• PROBLEM STATEMENT
Retype, exactly as they stand, the lines from the start of the data to the line that contains "(os) at (649.5,495)", both ends included. Leave the pictures out.

• AVAILABLE DATA

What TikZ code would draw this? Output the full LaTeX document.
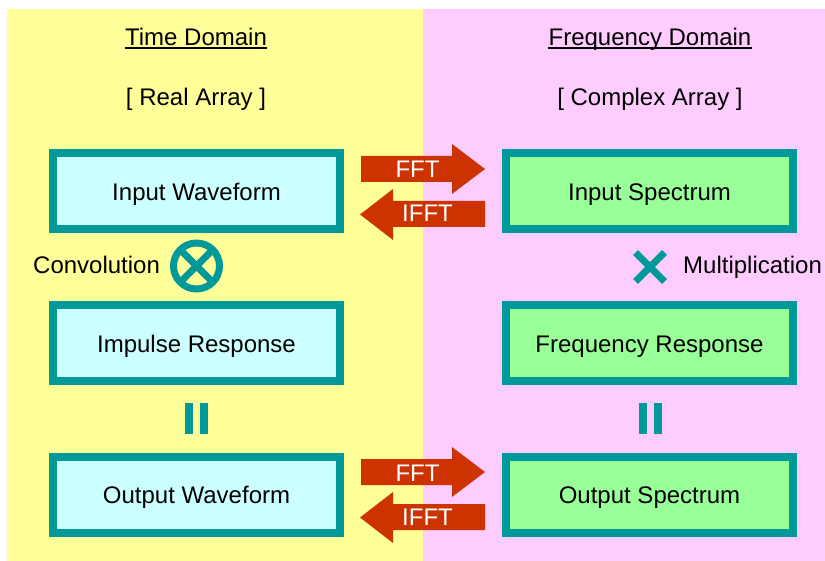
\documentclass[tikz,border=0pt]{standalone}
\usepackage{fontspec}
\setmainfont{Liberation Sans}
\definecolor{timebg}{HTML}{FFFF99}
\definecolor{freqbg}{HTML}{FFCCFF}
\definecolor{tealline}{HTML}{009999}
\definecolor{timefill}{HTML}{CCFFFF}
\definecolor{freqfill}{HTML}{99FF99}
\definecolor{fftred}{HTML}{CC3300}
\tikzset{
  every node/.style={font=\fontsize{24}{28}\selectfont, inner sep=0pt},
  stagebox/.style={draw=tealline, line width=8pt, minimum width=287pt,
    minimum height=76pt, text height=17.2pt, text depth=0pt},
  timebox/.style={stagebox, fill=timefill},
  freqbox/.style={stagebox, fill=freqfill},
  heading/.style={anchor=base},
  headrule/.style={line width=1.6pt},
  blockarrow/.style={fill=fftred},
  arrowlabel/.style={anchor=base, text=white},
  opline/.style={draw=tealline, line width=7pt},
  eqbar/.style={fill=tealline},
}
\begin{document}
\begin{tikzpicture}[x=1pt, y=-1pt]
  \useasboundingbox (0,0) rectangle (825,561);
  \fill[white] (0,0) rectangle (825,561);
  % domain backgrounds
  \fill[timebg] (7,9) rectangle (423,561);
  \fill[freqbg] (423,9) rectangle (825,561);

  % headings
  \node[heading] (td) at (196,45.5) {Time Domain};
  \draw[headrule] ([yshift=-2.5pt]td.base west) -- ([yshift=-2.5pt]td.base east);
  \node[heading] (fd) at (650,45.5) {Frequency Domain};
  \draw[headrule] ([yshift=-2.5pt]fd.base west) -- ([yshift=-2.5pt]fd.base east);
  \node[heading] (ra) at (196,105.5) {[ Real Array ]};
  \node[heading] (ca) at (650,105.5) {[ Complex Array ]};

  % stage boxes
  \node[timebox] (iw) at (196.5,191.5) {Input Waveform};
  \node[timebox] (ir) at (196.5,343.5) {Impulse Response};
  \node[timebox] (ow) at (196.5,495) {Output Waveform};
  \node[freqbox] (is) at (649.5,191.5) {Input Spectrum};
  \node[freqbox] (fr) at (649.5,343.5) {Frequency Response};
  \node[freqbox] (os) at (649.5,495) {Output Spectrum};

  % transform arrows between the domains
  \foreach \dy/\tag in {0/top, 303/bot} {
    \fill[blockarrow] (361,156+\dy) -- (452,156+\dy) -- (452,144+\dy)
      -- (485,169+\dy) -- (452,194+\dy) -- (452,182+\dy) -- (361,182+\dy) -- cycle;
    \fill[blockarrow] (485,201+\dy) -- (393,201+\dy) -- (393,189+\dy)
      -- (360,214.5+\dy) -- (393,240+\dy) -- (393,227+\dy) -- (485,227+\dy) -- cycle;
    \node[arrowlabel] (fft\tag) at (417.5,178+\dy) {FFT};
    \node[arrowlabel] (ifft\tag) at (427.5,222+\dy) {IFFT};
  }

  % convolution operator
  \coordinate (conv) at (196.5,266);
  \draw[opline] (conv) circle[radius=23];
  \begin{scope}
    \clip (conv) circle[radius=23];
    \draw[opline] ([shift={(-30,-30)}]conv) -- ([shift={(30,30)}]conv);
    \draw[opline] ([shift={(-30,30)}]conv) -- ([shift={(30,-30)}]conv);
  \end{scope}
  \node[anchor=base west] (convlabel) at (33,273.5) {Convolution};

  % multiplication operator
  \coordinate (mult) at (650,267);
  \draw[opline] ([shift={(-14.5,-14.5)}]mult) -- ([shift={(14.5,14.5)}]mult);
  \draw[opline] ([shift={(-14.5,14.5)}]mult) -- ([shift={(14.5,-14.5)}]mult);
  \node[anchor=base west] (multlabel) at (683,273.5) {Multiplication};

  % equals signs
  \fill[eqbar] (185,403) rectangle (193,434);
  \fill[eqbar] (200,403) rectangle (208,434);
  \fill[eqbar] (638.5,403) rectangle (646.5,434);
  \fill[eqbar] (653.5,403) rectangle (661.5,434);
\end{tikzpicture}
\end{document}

• PROBLEM SOLUTION
What TikZ code would draw this? Output the full LaTeX document.
\documentclass[tikz,border=0pt]{standalone}
\usepackage{fontspec}
\setmainfont{Liberation Sans}
\definecolor{timebg}{HTML}{FFFF99}
\definecolor{freqbg}{HTML}{FFCCFF}
\definecolor{tealline}{HTML}{009999}
\definecolor{timefill}{HTML}{CCFFFF}
\definecolor{freqfill}{HTML}{99FF99}
\definecolor{fftred}{HTML}{CC3300}
\tikzset{
  every node/.style={font=\fontsize{24}{28}\selectfont, inner sep=0pt},
  stagebox/.style={draw=tealline, line width=8pt, minimum width=287pt,
    minimum height=76pt, text height=17.2pt, text depth=0pt},
  timebox/.style={stagebox, fill=timefill},
  freqbox/.style={stagebox, fill=freqfill},
  heading/.style={anchor=base},
  headrule/.style={line width=1.6pt},
  blockarrow/.style={fill=fftred},
  arrowlabel/.style={anchor=base, text=white},
  opline/.style={draw=tealline, line width=7pt},
  eqbar/.style={fill=tealline},
}
\begin{document}
\begin{tikzpicture}[x=1pt, y=-1pt]
  \useasboundingbox (0,0) rectangle (825,561);
  \fill[white] (0,0) rectangle (825,561);
  % domain backgrounds
  \fill[timebg] (7,9) rectangle (423,561);
  \fill[freqbg] (423,9) rectangle (825,561);

  % headings
  \node[heading] (td) at (196,45.5) {Time Domain};
  \draw[headrule] ([yshift=-2.5pt]td.base west) -- ([yshift=-2.5pt]td.base east);
  \node[heading] (fd) at (650,45.5) {Frequency Domain};
  \draw[headrule] ([yshift=-2.5pt]fd.base west) -- ([yshift=-2.5pt]fd.base east);
  \node[heading] (ra) at (196,105.5) {[ Real Array ]};
  \node[heading] (ca) at (650,105.5) {[ Complex Array ]};

  % stage boxes
  \node[timebox] (iw) at (196.5,191.5) {Input Waveform};
  \node[timebox] (ir) at (196.5,343.5) {Impulse Response};
  \node[timebox] (ow) at (196.5,495) {Output Waveform};
  \node[freqbox] (is) at (649.5,191.5) {Input Spectrum};
  \node[freqbox] (fr) at (649.5,343.5) {Frequency Response};
  \node[freqbox] (os) at (649.5,495) {Output Spectrum};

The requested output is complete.